Russian military to offer officer training to university students

Future reserves of the armed forces will be trained on a voluntary basis in an area related to their university studies. Source: Itar-Tass

Future reserves of the armed forces will be trained on a voluntary basis in an area related to their university studies. Source: Itar-Tass

A new training programme will allow students to receive a military rank without leaving their university. They would then be commissioned in the military reserve force.
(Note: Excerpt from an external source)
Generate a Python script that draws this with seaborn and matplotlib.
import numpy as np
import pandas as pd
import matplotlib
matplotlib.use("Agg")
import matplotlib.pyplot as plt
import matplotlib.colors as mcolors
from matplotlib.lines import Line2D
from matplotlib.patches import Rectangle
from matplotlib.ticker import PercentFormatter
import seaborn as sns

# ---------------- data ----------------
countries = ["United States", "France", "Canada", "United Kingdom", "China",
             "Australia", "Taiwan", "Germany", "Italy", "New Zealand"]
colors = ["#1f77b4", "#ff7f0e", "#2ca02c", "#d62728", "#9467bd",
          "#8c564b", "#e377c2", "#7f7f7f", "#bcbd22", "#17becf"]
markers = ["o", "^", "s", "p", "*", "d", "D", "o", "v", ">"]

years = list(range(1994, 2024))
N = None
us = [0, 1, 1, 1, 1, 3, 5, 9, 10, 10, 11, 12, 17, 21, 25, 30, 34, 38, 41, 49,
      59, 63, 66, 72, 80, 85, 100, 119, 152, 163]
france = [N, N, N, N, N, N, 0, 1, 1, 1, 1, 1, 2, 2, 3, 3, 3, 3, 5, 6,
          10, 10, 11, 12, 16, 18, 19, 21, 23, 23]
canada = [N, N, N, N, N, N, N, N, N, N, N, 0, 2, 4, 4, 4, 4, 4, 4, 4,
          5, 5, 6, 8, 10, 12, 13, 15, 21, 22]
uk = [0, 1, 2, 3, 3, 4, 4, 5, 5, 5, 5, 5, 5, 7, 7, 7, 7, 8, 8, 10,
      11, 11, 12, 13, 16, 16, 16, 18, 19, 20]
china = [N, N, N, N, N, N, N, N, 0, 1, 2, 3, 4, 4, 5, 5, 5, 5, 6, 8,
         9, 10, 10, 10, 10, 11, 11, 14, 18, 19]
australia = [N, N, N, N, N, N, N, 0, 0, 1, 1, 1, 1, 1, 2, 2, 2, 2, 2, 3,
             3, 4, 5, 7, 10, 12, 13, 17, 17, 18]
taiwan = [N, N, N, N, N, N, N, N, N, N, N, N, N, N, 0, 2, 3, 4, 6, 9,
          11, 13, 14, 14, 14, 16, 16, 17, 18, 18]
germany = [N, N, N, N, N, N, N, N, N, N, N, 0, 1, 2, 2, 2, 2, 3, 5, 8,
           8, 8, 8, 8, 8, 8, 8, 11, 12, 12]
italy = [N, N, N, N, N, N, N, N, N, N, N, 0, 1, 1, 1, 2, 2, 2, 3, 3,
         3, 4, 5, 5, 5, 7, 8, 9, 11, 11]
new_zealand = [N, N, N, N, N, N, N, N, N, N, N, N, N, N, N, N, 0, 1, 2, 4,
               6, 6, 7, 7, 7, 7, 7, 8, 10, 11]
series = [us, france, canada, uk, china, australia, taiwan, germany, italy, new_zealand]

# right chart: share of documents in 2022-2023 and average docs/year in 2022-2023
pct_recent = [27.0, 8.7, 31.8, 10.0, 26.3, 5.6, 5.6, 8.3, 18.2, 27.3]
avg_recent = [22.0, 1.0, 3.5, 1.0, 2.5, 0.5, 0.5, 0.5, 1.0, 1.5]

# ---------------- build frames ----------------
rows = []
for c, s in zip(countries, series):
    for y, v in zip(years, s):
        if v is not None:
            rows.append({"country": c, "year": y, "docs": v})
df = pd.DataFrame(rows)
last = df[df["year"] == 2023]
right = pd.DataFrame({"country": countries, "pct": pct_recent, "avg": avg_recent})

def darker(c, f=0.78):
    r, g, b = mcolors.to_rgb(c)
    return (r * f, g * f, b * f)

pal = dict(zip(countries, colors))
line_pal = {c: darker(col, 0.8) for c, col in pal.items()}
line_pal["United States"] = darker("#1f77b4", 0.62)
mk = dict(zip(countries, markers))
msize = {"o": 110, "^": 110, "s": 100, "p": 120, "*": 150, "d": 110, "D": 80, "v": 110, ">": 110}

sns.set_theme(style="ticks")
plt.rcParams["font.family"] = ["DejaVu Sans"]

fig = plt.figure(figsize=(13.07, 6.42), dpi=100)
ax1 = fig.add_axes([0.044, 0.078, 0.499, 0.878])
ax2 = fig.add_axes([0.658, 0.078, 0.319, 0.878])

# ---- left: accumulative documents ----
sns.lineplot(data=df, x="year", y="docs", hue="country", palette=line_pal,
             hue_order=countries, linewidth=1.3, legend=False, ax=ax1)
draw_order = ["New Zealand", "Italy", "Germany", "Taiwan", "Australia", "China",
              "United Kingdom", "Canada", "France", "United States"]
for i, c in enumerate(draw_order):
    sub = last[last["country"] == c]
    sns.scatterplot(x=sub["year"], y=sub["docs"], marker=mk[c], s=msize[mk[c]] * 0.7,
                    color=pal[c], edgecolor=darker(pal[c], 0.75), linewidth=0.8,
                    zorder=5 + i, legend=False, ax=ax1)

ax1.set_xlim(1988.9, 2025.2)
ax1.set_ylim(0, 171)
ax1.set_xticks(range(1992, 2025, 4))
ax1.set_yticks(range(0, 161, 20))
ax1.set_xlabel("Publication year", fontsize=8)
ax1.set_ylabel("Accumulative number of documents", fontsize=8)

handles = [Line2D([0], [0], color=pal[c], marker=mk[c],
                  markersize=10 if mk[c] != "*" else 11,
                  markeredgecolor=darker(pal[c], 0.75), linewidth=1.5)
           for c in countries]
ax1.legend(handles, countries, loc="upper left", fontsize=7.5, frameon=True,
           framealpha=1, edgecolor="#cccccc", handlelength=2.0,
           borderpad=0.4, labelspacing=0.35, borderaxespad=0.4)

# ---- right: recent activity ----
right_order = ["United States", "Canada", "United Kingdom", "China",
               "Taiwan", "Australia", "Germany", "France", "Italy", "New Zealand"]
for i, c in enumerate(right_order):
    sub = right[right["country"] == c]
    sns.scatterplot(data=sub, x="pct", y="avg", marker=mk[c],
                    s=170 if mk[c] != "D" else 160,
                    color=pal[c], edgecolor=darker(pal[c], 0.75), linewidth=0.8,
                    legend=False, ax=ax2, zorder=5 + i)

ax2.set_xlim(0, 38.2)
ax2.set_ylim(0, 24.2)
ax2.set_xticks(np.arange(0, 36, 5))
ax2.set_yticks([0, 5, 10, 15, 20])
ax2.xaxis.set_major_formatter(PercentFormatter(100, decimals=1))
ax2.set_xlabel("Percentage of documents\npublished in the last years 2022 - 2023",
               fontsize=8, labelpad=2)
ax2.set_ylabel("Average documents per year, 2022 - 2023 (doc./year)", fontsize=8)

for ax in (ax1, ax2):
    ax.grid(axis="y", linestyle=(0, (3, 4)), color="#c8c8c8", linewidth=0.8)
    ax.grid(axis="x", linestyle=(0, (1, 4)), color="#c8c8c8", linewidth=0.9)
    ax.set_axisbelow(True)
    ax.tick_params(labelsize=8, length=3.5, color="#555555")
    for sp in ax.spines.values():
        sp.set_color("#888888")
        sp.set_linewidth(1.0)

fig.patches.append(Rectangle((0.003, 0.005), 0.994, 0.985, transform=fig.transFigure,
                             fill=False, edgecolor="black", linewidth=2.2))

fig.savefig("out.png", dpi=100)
The Ministry of Defence, Ministry of Education and the Russian Union of Rectors have approved a new training programme for reserve officers, sergeants, and privates that will be offered in higher educational institutions around the country. At the initiative of the president, who was supported by both the military and the Russian Union of Rectors, all students that can pass a physical exam will be able to go through army training at their universities. They will study in the military departments of universities, in military training centres, and in inter-institutional military training centres. After graduation, depending on the program, the student can be commissioned as a lieutenant, sergeant, or private in the reserves.
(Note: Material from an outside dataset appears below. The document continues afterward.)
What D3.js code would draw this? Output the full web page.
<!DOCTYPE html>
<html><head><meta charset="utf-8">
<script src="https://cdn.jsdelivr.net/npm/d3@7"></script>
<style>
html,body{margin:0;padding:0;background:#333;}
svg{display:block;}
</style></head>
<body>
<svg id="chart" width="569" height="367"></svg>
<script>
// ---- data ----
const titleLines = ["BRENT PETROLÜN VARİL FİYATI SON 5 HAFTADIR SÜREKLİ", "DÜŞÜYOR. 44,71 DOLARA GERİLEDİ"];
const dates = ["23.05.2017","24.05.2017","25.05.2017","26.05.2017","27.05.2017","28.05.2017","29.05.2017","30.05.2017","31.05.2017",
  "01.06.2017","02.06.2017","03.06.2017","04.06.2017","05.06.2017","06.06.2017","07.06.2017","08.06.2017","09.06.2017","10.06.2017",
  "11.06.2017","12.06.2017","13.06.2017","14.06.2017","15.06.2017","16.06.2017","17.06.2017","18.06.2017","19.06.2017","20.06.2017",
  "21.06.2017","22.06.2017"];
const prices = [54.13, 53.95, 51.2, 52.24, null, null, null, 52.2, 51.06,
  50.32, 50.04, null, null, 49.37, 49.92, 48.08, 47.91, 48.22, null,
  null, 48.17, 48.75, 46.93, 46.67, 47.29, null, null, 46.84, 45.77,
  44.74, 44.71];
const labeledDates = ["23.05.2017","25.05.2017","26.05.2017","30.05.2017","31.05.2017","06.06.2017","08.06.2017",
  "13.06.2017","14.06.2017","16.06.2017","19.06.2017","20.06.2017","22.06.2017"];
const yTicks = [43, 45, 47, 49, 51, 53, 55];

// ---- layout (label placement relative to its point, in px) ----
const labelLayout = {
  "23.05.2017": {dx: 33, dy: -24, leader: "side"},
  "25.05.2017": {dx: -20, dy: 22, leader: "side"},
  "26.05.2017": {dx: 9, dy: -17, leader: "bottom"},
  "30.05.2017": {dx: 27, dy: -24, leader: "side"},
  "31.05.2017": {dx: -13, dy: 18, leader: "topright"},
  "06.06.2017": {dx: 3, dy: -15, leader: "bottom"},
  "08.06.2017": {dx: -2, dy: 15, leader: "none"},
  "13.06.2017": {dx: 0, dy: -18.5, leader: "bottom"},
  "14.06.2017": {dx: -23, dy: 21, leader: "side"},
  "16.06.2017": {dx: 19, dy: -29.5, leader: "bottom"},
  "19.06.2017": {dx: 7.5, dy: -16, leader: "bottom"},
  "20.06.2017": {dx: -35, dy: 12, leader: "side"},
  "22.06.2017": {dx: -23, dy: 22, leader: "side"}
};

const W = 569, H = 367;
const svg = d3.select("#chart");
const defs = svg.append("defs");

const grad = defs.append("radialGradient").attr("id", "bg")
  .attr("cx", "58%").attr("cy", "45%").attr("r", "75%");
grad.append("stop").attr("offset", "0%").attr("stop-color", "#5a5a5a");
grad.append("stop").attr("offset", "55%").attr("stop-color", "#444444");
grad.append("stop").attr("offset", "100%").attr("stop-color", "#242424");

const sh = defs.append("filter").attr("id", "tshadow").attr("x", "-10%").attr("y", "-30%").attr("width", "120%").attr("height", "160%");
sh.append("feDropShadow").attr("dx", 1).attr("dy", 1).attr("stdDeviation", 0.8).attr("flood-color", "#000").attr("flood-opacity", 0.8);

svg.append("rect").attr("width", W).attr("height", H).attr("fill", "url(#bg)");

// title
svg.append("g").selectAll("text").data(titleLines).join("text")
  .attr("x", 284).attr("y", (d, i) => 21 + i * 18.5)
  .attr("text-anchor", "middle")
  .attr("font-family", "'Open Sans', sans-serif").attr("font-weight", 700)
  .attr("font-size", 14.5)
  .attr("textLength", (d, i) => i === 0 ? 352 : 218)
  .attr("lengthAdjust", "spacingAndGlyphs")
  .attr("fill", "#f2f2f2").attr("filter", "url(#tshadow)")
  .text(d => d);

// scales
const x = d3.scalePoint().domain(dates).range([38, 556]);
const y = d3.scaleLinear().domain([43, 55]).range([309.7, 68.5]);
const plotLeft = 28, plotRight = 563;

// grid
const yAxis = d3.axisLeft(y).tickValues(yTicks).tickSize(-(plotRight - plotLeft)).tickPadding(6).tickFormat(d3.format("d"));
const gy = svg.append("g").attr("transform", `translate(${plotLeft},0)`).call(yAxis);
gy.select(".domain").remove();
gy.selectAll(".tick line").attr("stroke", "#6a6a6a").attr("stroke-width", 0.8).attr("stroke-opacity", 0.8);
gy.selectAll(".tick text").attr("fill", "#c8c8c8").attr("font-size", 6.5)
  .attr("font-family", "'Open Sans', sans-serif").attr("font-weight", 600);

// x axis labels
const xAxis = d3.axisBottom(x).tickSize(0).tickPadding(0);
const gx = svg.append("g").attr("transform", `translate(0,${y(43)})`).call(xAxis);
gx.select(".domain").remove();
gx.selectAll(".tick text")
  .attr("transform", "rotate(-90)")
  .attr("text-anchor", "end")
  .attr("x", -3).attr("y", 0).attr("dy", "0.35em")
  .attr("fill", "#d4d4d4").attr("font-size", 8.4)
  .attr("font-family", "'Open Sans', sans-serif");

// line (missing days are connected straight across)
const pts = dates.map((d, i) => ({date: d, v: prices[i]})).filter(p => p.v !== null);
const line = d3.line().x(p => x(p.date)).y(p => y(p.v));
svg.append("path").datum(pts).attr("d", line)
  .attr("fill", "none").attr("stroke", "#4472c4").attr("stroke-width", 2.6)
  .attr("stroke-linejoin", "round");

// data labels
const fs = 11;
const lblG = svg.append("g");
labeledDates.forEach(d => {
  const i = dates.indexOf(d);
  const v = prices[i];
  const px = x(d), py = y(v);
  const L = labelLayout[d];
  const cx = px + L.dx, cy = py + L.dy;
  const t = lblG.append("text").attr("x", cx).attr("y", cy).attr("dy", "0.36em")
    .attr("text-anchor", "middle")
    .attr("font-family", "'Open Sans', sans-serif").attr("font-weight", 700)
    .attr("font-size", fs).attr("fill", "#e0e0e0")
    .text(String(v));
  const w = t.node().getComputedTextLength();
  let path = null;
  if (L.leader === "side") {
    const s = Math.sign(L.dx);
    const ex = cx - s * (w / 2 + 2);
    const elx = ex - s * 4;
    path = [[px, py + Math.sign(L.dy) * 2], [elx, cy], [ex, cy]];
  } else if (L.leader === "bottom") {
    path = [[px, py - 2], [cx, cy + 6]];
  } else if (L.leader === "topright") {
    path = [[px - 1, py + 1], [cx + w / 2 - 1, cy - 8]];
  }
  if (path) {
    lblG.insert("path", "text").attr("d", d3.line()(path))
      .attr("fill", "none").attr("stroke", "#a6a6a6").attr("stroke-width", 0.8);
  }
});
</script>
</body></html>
An exam instead of service

Up until now, only students studying at universities that had a military department or school of military training were able to go through military training during their studies and be admitted to the reserve force with an officer's military rank.
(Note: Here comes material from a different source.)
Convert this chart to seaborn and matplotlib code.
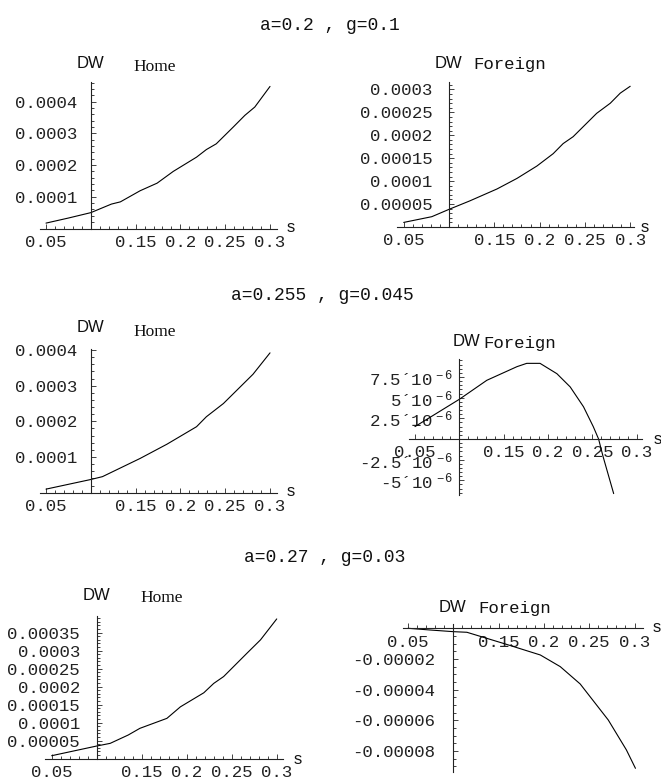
import matplotlib
matplotlib.use('Agg')
import matplotlib.pyplot as plt
import seaborn as sns
from matplotlib.ticker import FixedLocator, FixedFormatter, MultipleLocator

# welfare change DW against s
s_home_1 = [0.05, 0.075, 0.1, 0.123, 0.133, 0.155, 0.174, 0.192, 0.218, 0.229, 0.24, 0.259, 0.272, 0.283, 0.3]
dw_home_1 = [1.7e-5, 3.3e-5, 5.0e-5, 7.7e-5, 8.4e-5, 1.19e-4, 1.43e-4, 1.8e-4, 2.25e-4, 2.49e-4, 2.67e-4,
             3.2e-4, 3.57e-4, 3.83e-4, 4.48e-4]

s_foreign_1 = [0.05, 0.081, 0.1, 0.123, 0.153, 0.175, 0.197, 0.215, 0.226, 0.237, 0.263, 0.278, 0.289, 0.3]
dw_foreign_1 = [1.0e-5, 2.25e-5, 3.85e-5, 5.7e-5, 8.3e-5, 1.06e-4, 1.33e-4, 1.6e-4, 1.82e-4, 1.97e-4,
                2.48e-4, 2.7e-4, 2.92e-4, 3.07e-4]

s_home_2 = [0.05, 0.1, 0.113, 0.155, 0.185, 0.218, 0.229, 0.248, 0.281, 0.3]
dw_home_2 = [1.0e-5, 3.7e-5, 4.5e-5, 9.6e-5, 1.36e-4, 1.85e-4, 2.13e-4, 2.5e-4, 3.32e-4, 3.92e-4]

s_foreign_2 = [0.05, 0.1, 0.131, 0.165, 0.176, 0.191, 0.21, 0.225, 0.24, 0.251, 0.257, 0.262, 0.274]
dw_foreign_2 = [1.5e-6, 4.8e-6, 7.1e-6, 8.75e-6, 9.15e-6, 9.15e-6, 7.9e-6, 6.3e-6, 3.9e-6, 1.5e-6, 0.0,
                -2.1e-6, -6.6e-6]

s_home_3 = [0.05, 0.1, 0.115, 0.135, 0.148, 0.178, 0.193, 0.219, 0.23, 0.241, 0.267, 0.282, 0.3]
dw_home_3 = [0.83e-5, 3.52e-5, 4.26e-5, 6.57e-5, 8.43e-5, 1.12e-4, 1.44e-4, 1.83e-4, 2.09e-4, 2.28e-4,
             2.93e-4, 3.3e-4, 3.88e-4]

s_foreign_3 = [0.05, 0.074, 0.1, 0.115, 0.155, 0.196, 0.218, 0.24, 0.271, 0.291, 0.301]
dw_foreign_3 = [0.0, -1.1e-6, -2.2e-6, -2.6e-6, -9.8e-6, -1.74e-5, -2.5e-5, -3.63e-5, -5.98e-5, -7.93e-5,
                -9.13e-5]

row_titles = ["a=0.2 , g=0.1", "a=0.255 , g=0.045", "a=0.27 , g=0.03"]

x_ticks = [0.05, 0.15, 0.2, 0.25, 0.3]
x_labels = ["0.05", "0.15", "0.2", "0.25", "0.3"]

yt_home_1 = [0.0001, 0.0002, 0.0003, 0.0004]
yl_home_1 = ["0.0001", "0.0002", "0.0003", "0.0004"]
yt_foreign_1 = [0.00005, 0.0001, 0.00015, 0.0002, 0.00025, 0.0003]
yl_foreign_1 = ["0.00005", "0.0001", "0.00015", "0.0002", "0.00025", "0.0003"]
yt_home_2 = yt_home_1
yl_home_2 = yl_home_1
yt_foreign_2 = [-5e-6, -2.5e-6, 2.5e-6, 5e-6, 7.5e-6]
yl_foreign_2 = ["-5´$10^{\\ -6}$", "-2.5´$10^{\\ -6}$", "2.5´$10^{\\ -6}$", "5´$10^{\\ -6}$",
                "7.5´$10^{\\ -6}$"]
yt_home_3 = [0.00005, 0.0001, 0.00015, 0.0002, 0.00025, 0.0003, 0.00035]
yl_home_3 = ["0.00005", "0.0001", "0.00015", "0.0002", "0.00025", "0.0003", "0.00035"]
yt_foreign_3 = [-0.00008, -0.00006, -0.00004, -0.00002]
yl_foreign_3 = ["-0.00008", "-0.00006", "-0.00004", "-0.00002"]

W, H = 661, 783

sns.set_theme(style="white")
plt.rcParams['font.family'] = ['Liberation Mono', 'DejaVu Sans Mono']
plt.rcParams['mathtext.fontset'] = 'custom'
plt.rcParams['mathtext.rm'] = 'Liberation Mono'
plt.rcParams['mathtext.it'] = 'Liberation Mono'

fig = plt.figure(figsize=(W / 100, H / 100), dpi=100, facecolor='white')

# (s, dw, yticks, ylabels, minor step, name, box px (l, r, t, b), xlim, ylim, ypad)
panels = [
    (s_home_1, dw_home_1, yt_home_1, yl_home_1, 2e-5, "Home",
     (40, 277, 82, 228.5), (0.0433, 0.3078), (0, 4.62e-4), 9.4),
    (s_foreign_1, dw_foreign_1, yt_foreign_1, yl_foreign_1, 1e-5, "Foreign",
     (397, 634, 81.7, 227), (0.0426, 0.3042), (0, 3.17e-4), 12),
    (s_home_2, dw_home_2, yt_home_2, yl_home_2, 2e-5, "Home",
     (40, 277, 349.3, 492.7), (0.0433, 0.3078), (0, 4.02e-4), 9.4),
    (s_foreign_2, dw_foreign_2, yt_foreign_2, yl_foreign_2, 5e-7, "Foreign",
     (409, 641.7, 359.3, 495), (0.0433, 0.3056), (-6.77e-6, 9.64e-6), 4.3),
    (s_home_3, dw_home_3, yt_home_3, yl_home_3, 1e-5, "Home",
     (45, 283.3, 615.7, 758.7), (0.0426, 0.3073), (0, 3.97e-4), 12),
    (s_foreign_3, dw_foreign_3, yt_foreign_3, yl_foreign_3, 5e-6, "Foreign",
     (403.3, 642.7, 624.3, 772.3), (0.0448, 0.309), (-9.39e-5, 2.6e-6), 13),
]

# label positions in px: DW label, name label, s label
label_pos = [
    ((90, 63), (155, 67), (291, 228)),
    ((448, 63), (510, 65), (645, 227)),
    ((90, 327), (155, 332), (291, 492)),
    ((467, 342), (520, 343), (658, 439)),
    ((97, 596), (162, 598), (298, 759)),
    ((453, 607), (515, 608), (657, 628)),
]
title_pos = [(330, 25), (322, 295), (325, 558)]

for (s, dw, yt, yl, ystep, name, box, xlim, ylim, ypad), (p_dw, p_name, p_s) in zip(panels, label_pos):
    l, r, t, b = box
    ax = fig.add_axes([l / W, 1 - b / H, (r - l) / W, (b - t) / H])
    ax.patch.set_alpha(0)
    sns.lineplot(x=s, y=dw, ax=ax, color='black', linewidth=0.8)
    ax.set_xlim(*xlim)
    ax.set_ylim(*ylim)
    ax.set_xlabel('')
    ax.set_ylabel('')
    for side in ['top', 'right']:
        ax.spines[side].set_visible(False)
    ax.spines['left'].set_position(('data', 0.1))
    ax.spines['bottom'].set_position(('data', 0))
    for side in ['left', 'bottom']:
        ax.spines[side].set_color('#222222')
        ax.spines[side].set_linewidth(0.8)
    ax.xaxis.set_major_locator(FixedLocator(x_ticks))
    ax.xaxis.set_major_formatter(FixedFormatter(x_labels))
    ax.xaxis.set_minor_locator(MultipleLocator(0.01))
    ax.yaxis.set_major_locator(FixedLocator(yt))
    ax.yaxis.set_major_formatter(FixedFormatter(yl))
    ax.yaxis.set_minor_locator(MultipleLocator(ystep))
    ax.tick_params(which='both', direction='in', color='#222222', width=0.6, labelsize=12.5,
                   labelcolor='#222222', bottom=True, left=True)
    ax.tick_params(which='major', length=3.5)
    ax.tick_params(which='minor', length=2)
    ax.tick_params(axis='x', which='major', pad=4.5)
    ax.tick_params(axis='y', which='major', pad=ypad)

    fig.text(p_dw[0] / W, 1 - p_dw[1] / H, "DW", family='Liberation Sans', fontsize=12,
             ha='center', va='center', color='#111111')
    fig.text(p_name[0] / W, 1 - p_name[1] / H, name,
             family='Liberation Serif' if name == "Home" else 'Liberation Mono',
             fontsize=12.5, ha='center', va='center', color='#111111')
    fig.text(p_s[0] / W, 1 - p_s[1] / H, "s", family='Liberation Sans', fontsize=12,
             ha='center', va='center', color='#111111')

for title, (tx, ty) in zip(row_titles, title_pos):
    fig.text(tx / W, 1 - ty / H, title, fontsize=13, ha='center', va='center', color='#111111')

fig.savefig('out.png', dpi=100, facecolor='white')
plt.close(fig)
However, these departments and schools are found in only a few institutions of higher education. There are only 72 in the whole country. That's roughly 7 percent of all educational institutions. Russian higher education annually admits about 550,000 young men as freshmen, of whom only 10 percent go on to serve in the military. For the Russian army, whose military units are understaffed by 17.3 percent according to official data, this is a very significant figure. If there is a serious armed conflict or a large-scale war that no one wants or is expecting (but from which no one is ever completely safe), untrained and unskilled young men will have to be sent into battle. In other words, they will be "cannon fodder." No one wants to see this.

Future reserves of the armed forces will be trained on a voluntary basis in an area related to their university studies. After the students at the military department or inter-institutional centre have studied the theory, they will go through a three-month boot camp the summer before their senior year, where they will be trained on real military equipment intended for their military specialty, and will have to pass an examination. If they pass this test, they will be given a military rank. Those who do not pass the test will be sent to serve as regular conscripts in the army.

“This procedure will allow us to prepare the right number of reserves in the areas most in demand, primarily technical military specialties, while not drafting them into the armed forces,” commented President Vladimir Putin on the new training programme.

‘Military day’

But how this can be achieved if some cities in Russia and even entire regions the size of France or Germany have only one military department? The solution is that the military will create inter-institutional centres for training that will have ties to nearby universities and institutes. These centres will use the training facilities of military schools or military units that are located in the particular region.

Students will have a so-called ‘military day.’ In the morning, they will put on their military uniforms, and take a bus or train to an inter-institutional centre. After training for eight hours, with a break for lunch, they will go back home. A week later they will be on the road again. In this way the students will learn all types of small arms, and wheeled and tracked equipment.

This new programme for training future officers and sergeants of the reserve forces at military is likely to commence on September 1, 2014. Branches of inter-institutional military training centres are scheduled exactly a year later in military training centres and on September 1, 2016 at military bases.

Pros and Cons

It is easy to see what this reserve training will do for the army. But it is not clear how it will attract students. Although it is true that it would be more appealing to train at a department or in an inter-institutional centre and then go through a three-month boot camp before taking qualification tests and examinations with fellow students than to join the military with strangers.

The new programme has another important aspect. When former students with military experience make a career in public service or in a state-owned corporation, no one will be able to accuse them of avoiding military service or prevent them from being promoted.

However, there are problems. No one has said anything yet about the fate of these future reserve lieutenants, sergeants, and privates with higher educations. In order to maintain and build upon their knowledge and skills in their military specialties, they should go through at least three-week or month-long training at least once every 18 months. Otherwise, all these expenses (legal, educational, financial, and other) will not be worth a dime. Without a comprehensive system for training and continuing education for the reservists, training students will be only half the battle, if not less.